Hyde Schedules Wednesday Hearing

on Security Threat from Stolen Passports

 

BACKGROUND: Growing links between terrorist activities and the use of stolen or fraudulent travel documents prompted INTERPOL in 2002 to create an international database of fraud cases to assist law enforcement efforts. Ministers of the Group of Eight (G-8) have endorsed this stolen travel documents database, and the United States has also announced its participation. A report prepared by the Department of Homeland Security (DHS) Inspector General (An Evaluation of the Security Implications of the Visa Waiver Program) found that collection of data – both at home and abroad - on lost and stolen passports is not proactive, uniform, or disseminated in an organized manner.
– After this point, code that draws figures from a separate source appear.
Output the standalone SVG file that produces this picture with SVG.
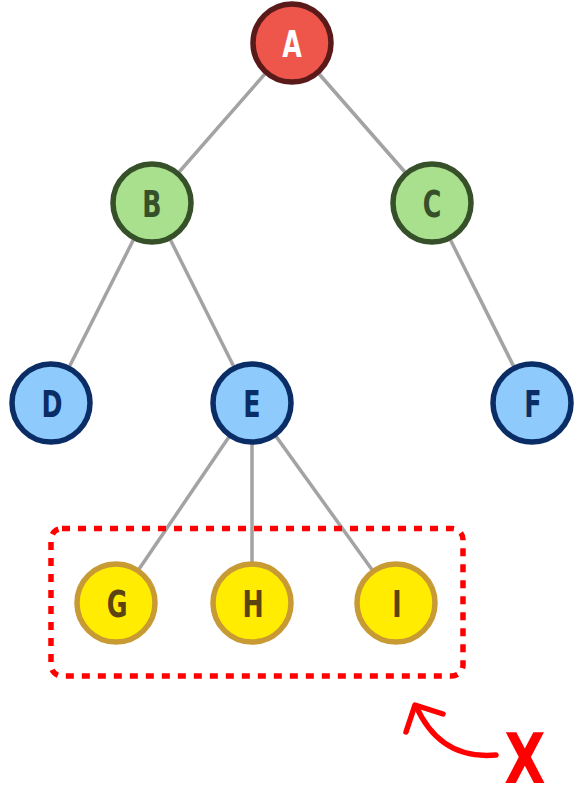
<svg xmlns="http://www.w3.org/2000/svg" width="586" height="787" viewBox="0 0 586 787">
<style>
.edge{stroke:#a3a3a3;stroke-width:3.5;fill:none}
.node circle{stroke-width:5.5}
.node text{font-family:"DejaVu Sans Condensed","DejaVu Sans","Liberation Sans",sans-serif;font-weight:bold;font-size:38px;text-anchor:middle}
.r circle{fill:#ef564b;stroke:#5a1a1a}
.r text{fill:#ffffff}
.g circle{fill:#a8e08d;stroke:#36502a}
.g text{fill:#36502a}
.b circle{fill:#8ecafc;stroke:#0b2d66}
.b text{fill:#0b2d66}
.y circle{fill:#ffec00;stroke:#c89a33}
.y text{fill:#5c4410}
.red{stroke:#ff0000;fill:none;stroke-width:5.5;stroke-linecap:round;stroke-linejoin:round}
.xmark{font-family:"DejaVu Sans Condensed","DejaVu Sans",sans-serif;font-weight:bold;font-size:70px;fill:#ff0000;text-anchor:middle}
</style>
<g id="connectors">
<line class="edge" x1="292" y1="43" x2="152" y2="203"/>
<line class="edge" x1="292" y1="43" x2="432" y2="203"/>
<line class="edge" x1="152" y1="203" x2="51" y2="403"/>
<line class="edge" x1="152" y1="203" x2="252" y2="403"/>
<line class="edge" x1="432" y1="203" x2="532" y2="403"/>
<line class="edge" x1="252" y1="403" x2="116" y2="603"/>
<line class="edge" x1="252" y1="403" x2="252" y2="603"/>
<line class="edge" x1="252" y1="403" x2="396" y2="603"/>
</g>
<g id="group-box">
<rect x="51" y="528.5" width="412" height="147.5" rx="11" fill="none" stroke="#ff0000" stroke-width="5.5" stroke-dasharray="8 8"/>
</g>
<g id="node-A" class="node r"><circle cx="292" cy="43" r="39"/><text transform="translate(292 57) scale(0.74 1)">A</text></g>
<g id="node-B" class="node g"><circle cx="152" cy="203" r="39"/><text transform="translate(152 217) scale(0.74 1)">B</text></g>
<g id="node-C" class="node g"><circle cx="432" cy="203" r="39"/><text transform="translate(432 217) scale(0.74 1)">C</text></g>
<g id="node-D" class="node b"><circle cx="51" cy="403" r="39"/><text transform="translate(52 417) scale(0.74 1)">D</text></g>
<g id="node-E" class="node b"><circle cx="252" cy="403" r="39"/><text transform="translate(252 417) scale(0.74 1)">E</text></g>
<g id="node-F" class="node b"><circle cx="532" cy="403" r="39"/><text transform="translate(533 417) scale(0.74 1)">F</text></g>
<g id="node-G" class="node y"><circle cx="116" cy="603" r="39"/><text transform="translate(117 617) scale(0.74 1)">G</text></g>
<g id="node-H" class="node y"><circle cx="252" cy="603" r="39"/><text transform="translate(253 617) scale(0.74 1)">H</text></g>
<g id="node-I" class="node y"><circle cx="396" cy="603" r="39"/><text transform="translate(397 617) scale(0.74 1)">I</text></g>
<g id="annotation">
<path class="red" d="M496 755 Q440 760 416 706"/>
<path class="red" d="M406 732 L415 705 L443 714"/>
<text class="xmark" transform="translate(525 783) scale(0.85 1)">X</text>
</g>
</svg>
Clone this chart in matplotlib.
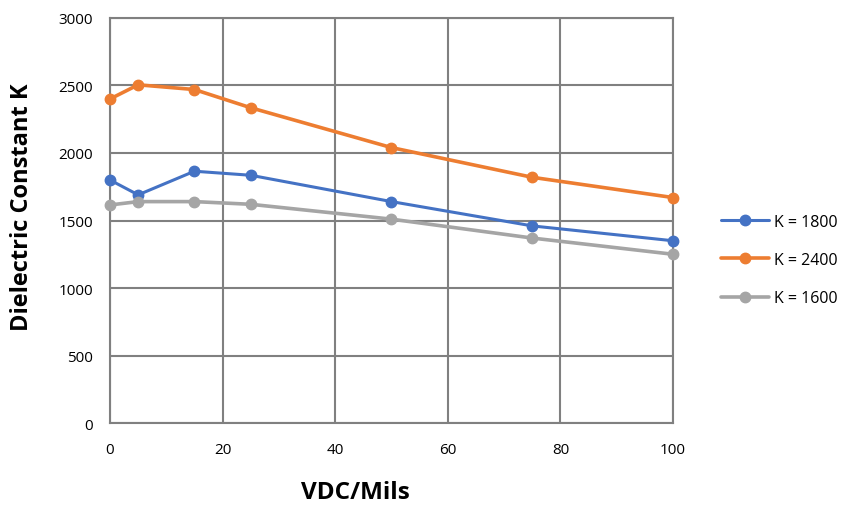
import matplotlib
matplotlib.use("Agg")
import matplotlib.pyplot as plt

x = [0, 5, 15, 25, 50, 75, 100]
k1800 = [1800, 1690, 1865, 1835, 1640, 1460, 1350]
k2400 = [2400, 2505, 2470, 2335, 2040, 1820, 1670]
k1600 = [1615, 1640, 1640, 1620, 1510, 1370, 1250]
labels = ["K = 1800", "K = 2400", "K = 1600"]
colors = ["#4472C4", "#ED7D31", "#A5A5A5"]

plt.rcParams['font.family'] = ['Open Sans', 'DejaVu Sans']

fig = plt.figure(figsize=(8.41, 5.06), dpi=100)
ax = fig.add_axes([0.1308, 0.162, 0.6694, 0.8005])

for ys, lab, c, lw in zip([k1800, k2400, k1600], labels, colors, [2.2, 2.6, 2.6]):
    ax.plot(x, ys, color=c, lw=lw, marker='o', ms=7.5, label=lab,
            solid_capstyle='round', clip_on=False, zorder=3)

ax.set_xlim(0, 100)
ax.set_ylim(0, 3000)
ax.set_xticks(range(0, 101, 20))
ax.set_yticks(range(0, 3001, 500))
ax.grid(True, color='#808080', lw=1.5)
ax.set_axisbelow(True)
for s in ax.spines.values():
    s.set_color('#808080')
    s.set_linewidth(1.5)
ax.tick_params(length=0, labelsize=11, colors='#000000')
ax.tick_params(axis='x', pad=14)
ax.tick_params(axis='y', pad=12)

fig.text(355 / 841, 1 - 493 / 506, "VDC/Mils", fontsize=17.5, fontweight='bold',
         ha='center', va='center')
fig.text(22 / 841, 1 - 207 / 506, "Dielectric Constant K", fontsize=17,
         fontweight='bold', ha='center', va='center', rotation=90)

leg = ax.legend(loc='center left', bbox_to_anchor=(715 / 841, 1 - 261 / 506),
                bbox_transform=fig.transFigure, frameon=False,
                fontsize=11.5, labelspacing=1.4, handlelength=3.0, handletextpad=0.3,
                borderaxespad=0)

fig.savefig("out.png", dpi=100)
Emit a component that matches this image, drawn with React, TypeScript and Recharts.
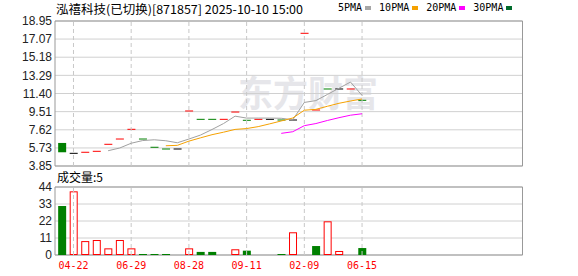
import React from 'react';
import { ComposedChart, Bar, Line, XAxis, YAxis, CartesianGrid, ReferenceLine, ReferenceArea } from 'recharts';

// daily prices (flat candles mostly, only the first one has a body)
const opens = [6.25, 5.17, 5.28, 5.38, 6.11, 6.66, 7.67, 6.66, 5.8, 5.62, 5.62, 9.58, 8.71, 8.71, 8.71, 9.47, 8.61, 8.71, 8.71, 8.64, 8.64, 17.67, 9.68, 11.87, 11.87, 11.87, 10.69];
const closes = [5.28, 5.17, 5.28, 5.38, 6.11, 6.66, 7.67, 6.66, 5.8, 5.62, 5.62, 9.58, 8.71, 8.71, 8.71, 9.47, 8.61, 8.71, 8.71, 8.64, 8.64, 17.67, 9.68, 11.87, 11.87, 11.87, 10.69];
const candleDir = ['down', 'flat', 'up', 'up', 'up', 'up', 'up', 'down', 'down', 'down', 'flat', 'up', 'down', 'down', 'up', 'up', 'down', 'up', 'flat', 'down', 'flat', 'up', 'up', 'down', 'flat', 'up', 'down'];

const volumes = [31.7, 41.2, 9.0, 9.7, 4.3, 9.7, 4.3, 0.6, 0.6, 0.6, 0.5, 4.3, 2.0, 2.0, 0.5, 3.7, 2.8, 0.5, 0.5, 0.5, 14.7, 0.5, 5.8, 21.8, 2.6, 0.5, 4.5];
const volUp = [false, true, true, true, true, true, true, false, false, false, true, true, false, false, true, true, false, true, true, false, true, true, false, true, true, true, false];

const ma5 = [null, null, null, null, 5.44, 5.72, 6.22, 6.5, 6.58, 6.48, 6.27, 6.66, 7.07, 7.65, 8.27, 9.04, 8.84, 8.84, 8.84, 8.82, 8.66, 10.47, 10.66, 11.3, 11.95, 12.59, 11.2];
const ma10 = [null, null, null, null, null, null, null, null, null, 5.96, 6.0, 6.44, 6.78, 7.11, 7.37, 7.66, 7.75, 7.95, 8.24, 8.54, 8.85, 9.66, 9.75, 10.07, 10.38, 10.62, 10.83];
const ma20 = [null, null, null, null, null, null, null, null, null, null, null, null, null, null, null, null, null, null, null, 7.25, 7.42, 8.05, 8.27, 8.59, 8.88, 9.14, 9.29];

const priceTicks = [3.85, 5.73, 7.62, 9.51, 11.4, 13.29, 15.18, 17.07, 18.95];
const volTicks = [0, 11, 22, 33, 44];
const dateTickIdx = [1, 6, 11, 16, 21, 26];
const dateLabels = ['04-22', '06-29', '08-28', '09-11', '02-09', '06-15'];

const legendNames = ['5PMA', '10PMA', '20PMA', '30PMA'];
const legendColors = ['#a6a6a6', '#f5a100', '#ff00ff', '#006b2c'];

const RED = '#ff0000';
const GREEN = '#008000';
const X_DOMAIN: [number, number] = [-0.6, 39.9];

const data = closes.map((c, i) => ({
  i,
  body: [Math.min(opens[i], c), Math.max(opens[i], c)],
  dir: candleDir[i],
  vol: volumes[i],
  up: volUp[i],
  ma5: ma5[i],
  ma10: ma10[i],
  ma20: ma20[i],
}));

const Candle = (props: any) => {
  const { x, y, width, height, payload } = props;
  const color = payload.dir === 'up' ? RED : payload.dir === 'down' ? GREEN : '#000';
  if (!height || height < 1) return <rect x={x} y={y - 0.5} width={width} height={1} fill={color} />;
  return <rect x={x} y={y} width={width} height={height} fill={color} />;
};

const VolBar = (props: any) => {
  const { x, y, width, height, payload } = props;
  const h = Math.max(height || 0, 1);
  const top = y + (height || 0) - h;
  if (payload.up) {
    return <rect x={x + 0.5} y={top + 0.5} width={width - 1} height={Math.max(h - 1, 0)} fill='#fff' stroke={RED} strokeWidth={1} />;
  }
  return <rect x={x} y={top} width={width} height={h} fill={GREEN} />;
};

const axisFont = { fontFamily: 'Liberation Sans, Arial, sans-serif', fontSize: 12, fill: '#222' };
const cjk = "'Noto Sans CJK SC', sans-serif";

export default function App() {
  return (
    <div style={{ position: 'absolute', left: 0, top: 0, width: 578, height: 276, background: '#fff' }}>
      <svg width={578} height={276} style={{ position: 'absolute', left: 0, top: 0 }}>
        <text x={238} y={107} fontFamily={cjk} fontSize={36} fontWeight={700} fill='#e6e6ea' textLength={140} lengthAdjust='spacingAndGlyphs'>
          东方财富
        </text>
        <text x={56} y={14} fontFamily={cjk} fontSize={12} fill='#000' textLength={247} lengthAdjust='spacingAndGlyphs'>
          泓禧科技(已切换)[871857] 2025-10-10 15:00
        </text>
        <text x={57} y={182} fontFamily={cjk} fontSize={12} fill='#000'>
          成交量:5
        </text>
      </svg>
      <div style={{ position: 'absolute', left: 338, top: 2, display: 'flex', alignItems: 'center', fontFamily: "'DejaVu Sans Mono', monospace", fontSize: 10, color: '#000' }}>
        {legendNames.map((n, k) => (
          <span key={n} style={{ display: 'flex', alignItems: 'center', marginLeft: k === 0 ? 0 : 8 }}>
            <span>{n}</span>
            <span style={{ display: 'inline-block', width: 6, height: 4, marginLeft: 3, background: legendColors[k] }} />
          </span>
        ))}
      </div>

      <div style={{ position: 'absolute', left: 0, top: 0 }}>
        <ComposedChart width={578} height={180} data={data} margin={{ top: 21, right: 55.5, left: 0, bottom: 14 }}>
          <CartesianGrid vertical={false} stroke='#d0d0d0' />
          <XAxis type='number' dataKey='i' domain={X_DOMAIN} allowDataOverflow ticks={dateTickIdx} hide />
          <YAxis
            type='number'
            domain={[3.85, 18.95]}
            ticks={priceTicks}
            allowDataOverflow
            width={55}
            axisLine={false}
            tickLine={false}
            tickSize={0}
            tickMargin={3}
            interval={0}
            tick={axisFont}
            tickFormatter={(v: number) => v.toFixed(2)}
          />
          {dateTickIdx.map((t) => (
            <ReferenceLine key={t} x={t} stroke='#c8c8c8' strokeDasharray='4 3' />
          ))}
          <ReferenceArea x1={X_DOMAIN[0]} x2={X_DOMAIN[1]} y1={3.85} y2={18.95} fill='none' stroke='#999' strokeWidth={1} ifOverflow='visible' />
          <Bar dataKey='body' barSize={8} shape={Candle} isAnimationActive={false} />
          <Line type='linear' dataKey='ma5' stroke='#a0a0a0' strokeWidth={1} dot={false} activeDot={false} isAnimationActive={false} />
          <Line type='linear' dataKey='ma10' stroke='#f5a100' strokeWidth={1} dot={false} activeDot={false} isAnimationActive={false} />
          <Line type='linear' dataKey='ma20' stroke='#ff00ff' strokeWidth={1} dot={false} activeDot={false} isAnimationActive={false} />
        </ComposedChart>
      </div>

      <div style={{ position: 'absolute', left: 0, top: 180 }}>
        <ComposedChart width={578} height={96} data={data} margin={{ top: 7, right: 55.5, left: 0, bottom: 0 }}>
          <CartesianGrid vertical={false} stroke='#d0d0d0' />
          <XAxis
            type='number'
            dataKey='i'
            domain={X_DOMAIN}
            allowDataOverflow
            ticks={dateTickIdx}
            interval={0}
            height={21}
            axisLine={false}
            tickLine={false}
            tickSize={0}
            tickMargin={7}
            tick={{ fontFamily: "'DejaVu Sans Mono', monospace", fontSize: 10, fill: RED }}
            tickFormatter={(v: number) => dateLabels[dateTickIdx.indexOf(v)] ?? ''}
          />
          <YAxis
            type='number'
            domain={[0, 44]}
            ticks={volTicks}
            allowDataOverflow
            width={55}
            axisLine={false}
            tickLine={false}
            tickSize={0}
            tickMargin={3}
            interval={0}
            tick={axisFont}
          />
          {dateTickIdx.map((t) => (
            <ReferenceLine key={t} x={t} stroke='#c8c8c8' strokeDasharray='4 3' />
          ))}
          <ReferenceArea x1={X_DOMAIN[0]} x2={X_DOMAIN[1]} y1={0} y2={44} fill='none' stroke='#999' strokeWidth={1} ifOverflow='visible' />
          <Bar dataKey='vol' barSize={8} shape={VolBar} isAnimationActive={false} />
        </ComposedChart>
      </div>
    </div>
  );
}
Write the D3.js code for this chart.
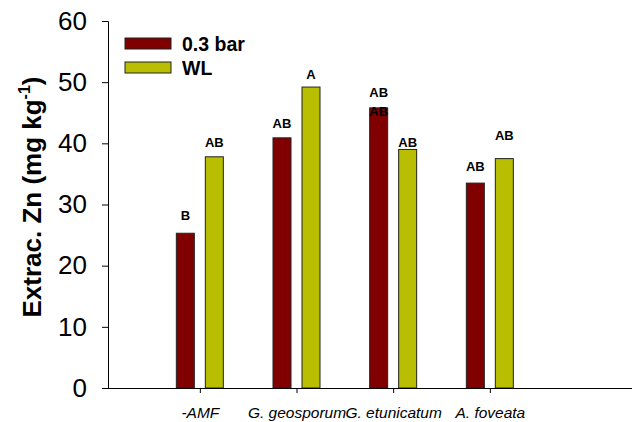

The lack of international standardization in passport numbering systems complicates the ability to identify people using stolen country passports worldwide.

 

WHAT: Committee on International Relations hearing: Stolen Passports:  A Terrorist’s First Class Ticket

 

WHEN: 10:30 a.m., Wednesday, June 23, 2004

 

WHERE: Room 2172 Rayburn House Office Building

 

WITNESSES: Clark Kent Ervin, Inspector General, U.S. Department of Homeland Security; Frank Moss, Deputy Assistant Secretary for Passport Services, Bureau for Consular Services, U.S. Department of State; and James M. Sullivan, Director, U.S. National Central Bureau, INTERPOL Criminal Police Association, U.S. Department of Justice.